Human-in-the-loop: keep humans central

Sentiment models make mistakes — especially with sarcasm, mixed sentiment, or multilingual tickets. Build explicit review flows for escalations so an experienced agent or supervisor validates the action. This keeps customer experience safe and preserves agent trust in automation.

Privacy, multilingual support and edge cases

Consider privacy laws (GDPR), especially if you send PII to third-party APIs. Options:

Use on-prem or VPC-hosted models for sensitive data.

Mask or tokenize PII before sending to external APIs.

Support multilingual sentiment: either use a provider that handles languages or detect language and run language-specific models.

Watch for edge cases like very short messages ("ok", emojis) or multi-turn threads where sentiment changes during a conversation. Often the latest customer message matters most for prioritization; for trend analysis, consider aggregating across the whole thread.

Common pitfalls and how to avoid them

Blind automation: don't auto-escalate 100% straight away. Use staged rollouts and human review.

Poor labeling quality: invest in clear guidelines and inter-rater agreement.

Ignoring agent feedback: agents will tell you when the model is misbehaving — listen and iterate.

Overfitting to historical data: if you only train on past incident spikes, the model may miss new complaint types.

Fast checklist to get started this week

Pick a vendor or model and run a 2-week pilot on historical tickets.
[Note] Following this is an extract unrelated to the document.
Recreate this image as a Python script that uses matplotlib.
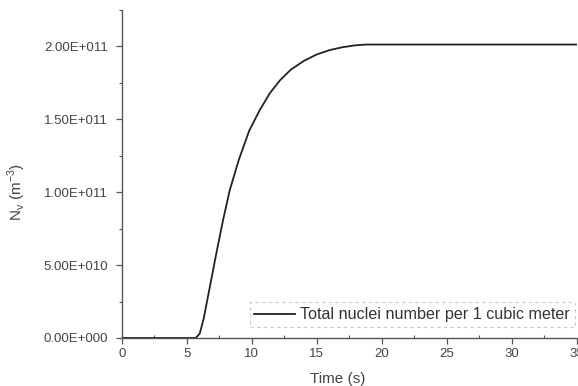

Label a sample set of tickets from your domain for validation.

Store sentiment scores as ticket metadata and build a “negative sentiment” view.

Set up a human-review escalation workflow for the first 30 days.

Create one dashboard showing trend, volume, response time, and precision.

Sentiment analysis won't solve all your support challenges, but when implemented thoughtfully it becomes a force multiplier: a way to move faster, coach smarter, and prevent small issues from becoming big ones. Treat it as an iterative capability — validate quickly, involve humans, and measure impact against real business outcomes like CSAT, time-to-resolution, and churn.